Along the way, there were pretenders to the throne, like Novell and Netscape--and we all know how they ended up. But Google won't depart so quietly into the night. When Ballmer looks in the mirror, he sees Eric Schmidt's reflection. Google has become the living embodiment of the much-ballyhooed concept of software as a service, with the constant flow of new products onto its Web page as beta projects.

Google's chances also depend on the PC losing its primacy. Oracle's Larry Ellison argued as much when he was out pushing his idea of a network computer. So did Sun Microsystems' Scott McNealy with his mantra that "the network is the computer." I am very sure Google is going to prove it in the very near future.

The Internet has scrambled old assumptions by becoming the new platform. How long before everything resides in the "Internet cloud" rather than terrestrial PCs and servers? Maybe not this year or next--but five years hence isn't a stretch.

At the same time, there are now lots of alternative ways to access the Web besides a Windows-based PC. That spells trouble for Microsoft's monopoly franchise, which depends on maintaining the status quo.

Try imagining a future where developers will write to Web platforms without thinking about an individual computer or operating system. That once was Netscape's dream. If this does come to pass, Google could build an ecosystem around itself in much the same way Microsoft did with Windows. If Microsoft's latest moves can't clear out its corporate arteries, the future could be all Google, all the time.

An excellent writeup, my special thanks to Rajesh, for pointing this out.

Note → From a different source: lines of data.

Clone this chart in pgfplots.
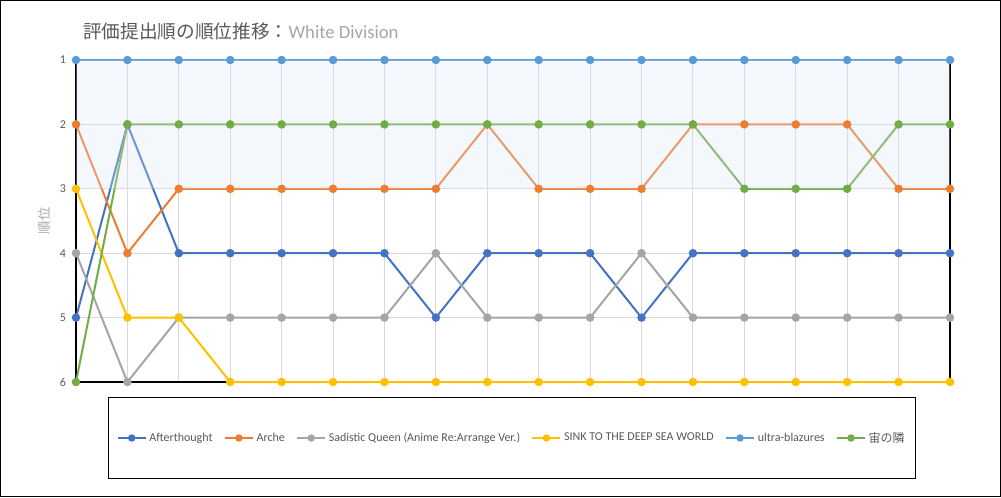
\documentclass[border=0pt]{standalone}
\usepackage{fontspec}
\setmainfont{Carlito}
\newfontfamily\jp{Noto Sans CJK JP}
\usepackage{pgfplots}
\usepackage{pgfplotstable}
\pgfplotsset{compat=1.18}
\definecolor{cA}{HTML}{4472C4}
\definecolor{cB}{HTML}{ED7D31}
\definecolor{cC}{HTML}{A5A5A5}
\definecolor{cD}{HTML}{FFC000}
\definecolor{cE}{HTML}{5B9BD5}
\definecolor{cF}{HTML}{70AD47}
\definecolor{gridgray}{HTML}{D9D9D9}
\definecolor{txtgray}{HTML}{595959}
\definecolor{lightgray2}{HTML}{A6A6A6}
\definecolor{bandcol}{HTML}{DAE4F5}

\pgfplotstableread{
x A B C D E F
0 5 2 4 3 1 6
1 2 4 6 5 1 2
2 4 3 5 5 1 2
3 4 3 5 6 1 2
4 4 3 5 6 1 2
5 4 3 5 6 1 2
6 4 3 5 6 1 2
7 5 3 4 6 1 2
8 4 2 5 6 1 2
9 4 3 5 6 1 2
10 4 3 5 6 1 2
11 5 3 4 6 1 2
12 4 2 5 6 1 2
13 4 2 5 6 1 3
14 4 2 5 6 1 3
15 4 2 5 6 1 3
16 4 3 5 6 1 2
17 4 3 5 6 1 2
}\ranks

\begin{document}
\begin{tikzpicture}
\useasboundingbox (0,0) rectangle (750.75pt,372.75pt);
\draw[black,line width=0.75pt] (0.375pt,0.375pt) rectangle (750.375pt,372.375pt);
\node[anchor=west,inner sep=0pt] at (62.25pt,349.5pt) {\fontsize{14}{16}\selectfont{\jp\color{txtgray}評価提出順の順位推移：}{\color{lightgray2}White Division}};
\node[rotate=90,inner sep=0pt,text=lightgray2] at (33pt,207pt) {\fontsize{10}{12}\selectfont\jp 順位};
\begin{axis}[
  at={(57pt,86.25pt)}, anchor=south west,
  scale only axis, width=655.5pt, height=241.5pt,
  xmin=0, xmax=17, ymin=1, ymax=6, y dir=reverse,
  xtick={0,...,17}, xticklabels={}, ytick={1,...,6},
  grid=major, major grid style={draw=gridgray, line width=0.75pt},
  axis line style={draw=none}, tick style={draw=none},
  clip=false,
  /pgf/number format/assume math mode=true,
  yticklabel style={font=\fontsize{9}{10}\selectfont, text=txtgray, xshift=-4pt},
  every axis plot/.append style={line width=1.5pt, mark=*, mark size=2.4pt},
  legend columns=6,
  legend style={at={(0.4989,-0.1739)}, anchor=center, draw=black, line width=0.75pt,
    font=\fontsize{9}{10}\selectfont, text=txtgray, inner ysep=24pt, inner xsep=6pt,
    /tikz/every even column/.append style={column sep=6.5pt}},
  legend image code/.code={\draw[mark repeat=2,mark phase=2,mark size=2pt] plot coordinates {(0pt,0pt)(10.5pt,0pt)(21pt,0pt)};},
]
\draw[black,line width=1.5pt] (axis cs:0,1) -- (axis cs:0,6) -- (axis cs:17,6) -- (axis cs:17,1);
\addplot[color=cA, mark options={fill=cA,draw=cA}] table[x=x,y=A]{\ranks};
\addlegendentry{Afterthought}
\addplot[color=cB, mark options={fill=cB,draw=cB}] table[x=x,y=B]{\ranks};
\addlegendentry{Arche}
\addplot[color=cC, mark options={fill=cC,draw=cC}] table[x=x,y=C]{\ranks};
\addlegendentry{Sadistic Queen (Anime Re:Arrange Ver.)}
\addplot[color=cD, mark options={fill=cD,draw=cD}] table[x=x,y=D]{\ranks};
\addlegendentry{SINK TO THE DEEP SEA WORLD}
\addplot[color=cE, mark options={fill=cE,draw=cE}] table[x=x,y=E]{\ranks};
\addlegendentry{ultra-blazures}
\addplot[color=cF, mark options={fill=cF,draw=cF}] table[x=x,y=F]{\ranks};
\addlegendentry{{\jp 宙の隣}}
\addplot[draw=none, mark=none, fill=bandcol, fill opacity=0.3, forget plot] coordinates {(0,1) (17,1) (17,3) (0,3)} -- cycle;
\end{axis}
\end{tikzpicture}
\end{document}
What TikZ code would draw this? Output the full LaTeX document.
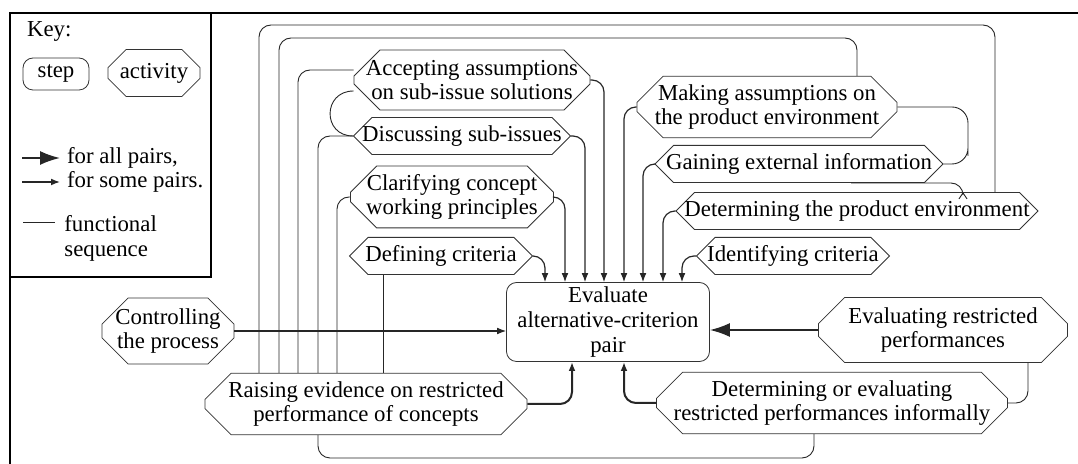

Web as a real time working system, has a promisingly wonderfull way ahead, where mobile phones could act as mini computers, which provides functionality in par with today PC's, with in-built Wi-Fi support, could replace the old desktop PC's at a very very resonable cost. Google is coping up with the next generation state of art technology, which could use its existing fibre optic connections, to offer thin-client like computing platform.